Silver Nova anchored at Esperance. Photo: Chloe Sipeki.
Another cruise ship anchored at Esperance this week bringing 700 or more passengers and crew ashore, providing a welcome boost to local revenues.
Sofia Schmets, the General Manager of The Quarters, alongside the Taylor Street Jetty, estimated that the Silver Nova passengers made up approximately a 30 percent rise in the patrons for Thursday February 13.
Like other Esperance hospitality providers, Ms Schmets said an increase in customers often hinges on good weather, but she commented that a steady stream of people had come in for snacks and drinks after Silver Nova moored.

“Business has been great, it’s been quite busy but steady at the same time,” she said, adding, “we did have quite a lot of people come in to enjoy the food.”
She said it was due to the proximity of The Quarters to the jetty that a lot of people came in, in what had been a “very successful day.”
The Quarters were already making staffing plans ahead of the arrival of the next ship to anchor at Esperance on Friday, February 28, Azamara Pursuit, she said.
Fellow hospitality industry specialist, Montie van der Sprong, the supervisor at Bistro Louis, said that they had offered a pre-planned buffet -type spread for the passengers and had also provided some catering as well.
“I think it’s a really nice way, a ‘new-ish way,’ to spread (the name of) Bistro Louis,” she said and that it was a “different” and “amazing” way of generating extra revenue.

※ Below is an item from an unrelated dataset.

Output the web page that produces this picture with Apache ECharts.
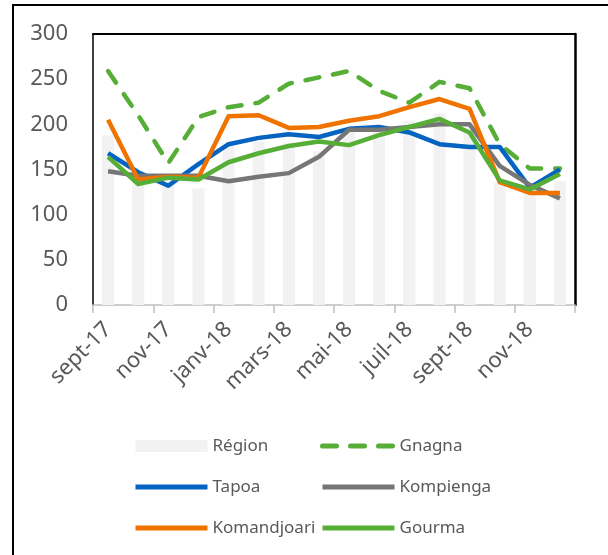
<!DOCTYPE html>
<html>
<head>
<meta charset="utf-8">
<script src="https://cdn.jsdelivr.net/npm/echarts@6/dist/echarts.min.js"></script>
<style>
  html, body { margin: 0; padding: 0; background: #fff; }
  #chart { width: 608px; height: 555px; }
</style>
</head>
<body>
<div id="chart"></div>
<script>
  // mois (étiquettes affichées une sur deux)
  var categories = ['sept-17', 'oct-17', 'nov-17', 'déc-17', 'janv-18', 'févr-18', 'mars-18', 'avr-18',
    'mai-18', 'juin-18', 'juil-18', 'août-18', 'sept-18', 'oct-18', 'nov-18', 'déc-18'];
  var yTicks = [0, 50, 100, 150, 200, 250, 300];

  var region      = [188, 143, 140, 129, 177, 181, 180, 170, 193, 197, 204, 212, 193, 136, 128, 137];
  var gnagna      = [259, 210, 157, 208, 219, 224, 245, 252, 259, 237, 224, 247, 240, 178, 151, 151];
  var tapoa       = [168, 147, 132, 156, 178, 185, 189, 186, 195, 197, 191, 178, 175, 175, 130, 150];
  var kompienga   = [148, 143, 143, 143, 137, 142, 146, 164, 194, 194, 197, 200, 200, 154, 133, 118];
  var komandjoari = [205, 139, 142, 141, 209, 210, 196, 197, 204, 209, 219, 228, 217, 136, 124, 124];
  var gourma      = [164, 134, 141, 139, 158, 168, 176, 181, 177, 188, 197, 206, 191, 138, 128, 145];

  var FONT = 'Noto Sans';
  var GREEN = '#56AE36';

  function line(name, data, color, dashed) {
    return {
      name: name,
      type: 'line',
      data: data,
      symbol: 'none',
      lineStyle: {
        color: color,
        width: 4.5,
        type: dashed ? [14, 14] : 'solid',
        cap: dashed ? 'round' : 'butt',
        join: 'round'
      },
      itemStyle: { color: color }
    };
  }

  // entrée de légende pour une courbe : trait seul, sans symbole
  function legLine(name) {
    return { name: name, itemStyle: { opacity: 0 } };
  }

  var legendText = { color: '#595959', fontSize: 17, lineHeight: 20, fontFamily: FONT };

  var chart = echarts.init(document.getElementById('chart'));
  chart.setOption({
    animation: false,
    textStyle: { fontFamily: FONT },
    graphic: [{
      type: 'rect',
      shape: { x: 13, y: 5, width: 700, height: 700 },
      style: { fill: 'none', stroke: '#000', lineWidth: 2 },
      silent: true
    }],
    grid: { left: 93, right: 33, top: 34, bottom: 250 },
    xAxis: [{
      type: 'category',
      data: categories,
      boundaryGap: true,
      axisLine: { show: true, lineStyle: { color: '#bfbfbf', width: 1.5 } },
      axisTick: { show: true, interval: 1, length: 8, lineStyle: { color: '#bfbfbf', width: 1.5 } },
      axisLabel: { interval: 1, rotate: 45, margin: 21, color: '#595959', fontSize: 22, fontFamily: FONT }
    }, {
      type: 'category',
      position: 'top',
      data: categories,
      axisLine: { show: true, onZero: false, lineStyle: { color: '#000', width: 2 } },
      axisTick: { show: false },
      axisLabel: { show: false }
    }],
    yAxis: [{
      type: 'value',
      min: yTicks[0],
      max: yTicks[yTicks.length - 1],
      interval: 50,
      axisLine: { show: true, onZero: false, lineStyle: { color: '#000', width: 1.5 } },
      axisTick: { show: false },
      splitLine: { show: false },
      axisLabel: { margin: 25, color: '#595959', fontSize: 22, fontFamily: FONT }
    }, {
      type: 'value',
      position: 'right',
      min: 0,
      max: 300,
      interval: 50,
      axisLine: { show: true, onZero: false, lineStyle: { color: '#000', width: 2.5 } },
      axisTick: { show: false },
      splitLine: { show: false },
      axisLabel: { show: false }
    }],
    legend: [{
      orient: 'vertical',
      left: 128,
      top: 431,
      itemWidth: 72,
      itemHeight: 12,
      itemGap: 21,
      lineStyle: { width: 5 },
      textStyle: legendText,
      data: [{ name: 'Région', icon: 'rect' }, legLine('Tapoa'), legLine('Komandjoari')]
    }, {
      orient: 'vertical',
      left: 315,
      top: 431,
      itemWidth: 72,
      itemHeight: 12,
      itemGap: 21,
      lineStyle: { width: 5 },
      textStyle: legendText,
      data: [legLine('Gnagna'), legLine('Kompienga'), legLine('Gourma')]
    }],
    series: [
      {
        name: 'Région',
        type: 'bar',
        data: region,
        barCategoryGap: '60%',
        itemStyle: { color: '#f2f2f2' }
      },
      line('Gnagna', gnagna, GREEN, true),
      line('Tapoa', tapoa, '#0563C1'),
      line('Kompienga', kompienga, '#767676'),
      line('Komandjoari', komandjoari, '#F07300'),
      line('Gourma', gourma, GREEN)
    ]
  });
</script>
</body>
</html>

“It’s extra business so it’s really nice.
“I think they came on (to the ship) in Melbourne and they’re ending up in Singapore, so it’s a lovely way of showing off Esperance and also Bistro Louis, in Esperance, and to give them a good way to remember us.”
The visits by the cruise ships to the Port of Esperance present a great, extra stream of revenue that adds a touch of general stability for outlets within the hospitality sector, Ms van der Sprong said, suggesting that seasonal lulls in hospitality revenue are nicely buoyed by them.
“Obviously, we are going out of the high season now and the holidays are done, again, so we felt that, being more quiet in town just in general, I think.”
“The main thing is that if you have a cruise ship coming in here like that, you have this certainty that you are going to have this fixed, extra stream of revenue coming in, and extra stream of profit.”
A spokesperson from the Esperance Museum in the Museum Village near Memorial Park said the tourism venue had observed a “constant flow of visitors” over the duration of the morning until just after lunchtime.
“I think it’s really great having the cruise ships coming to town, it’s a really good boost for tourism and the local businesses,” the spokesperson said.
Karrina Howard, who works with visiting cruise ship passengers regularly, said that it was a great opportunity for Esperance to showcase all it has to offer and that she would like to see more businesses engaging with the passengers after disembarkation.

“I feel like we could do more as a town when a cruise ship comes in, but it is interesting to know we have benefited today,” Ms Howard said.
She said that it would be great to know the impact of the nearly 700 people who were in town from around 8.30 onwards, “is it making a difference?”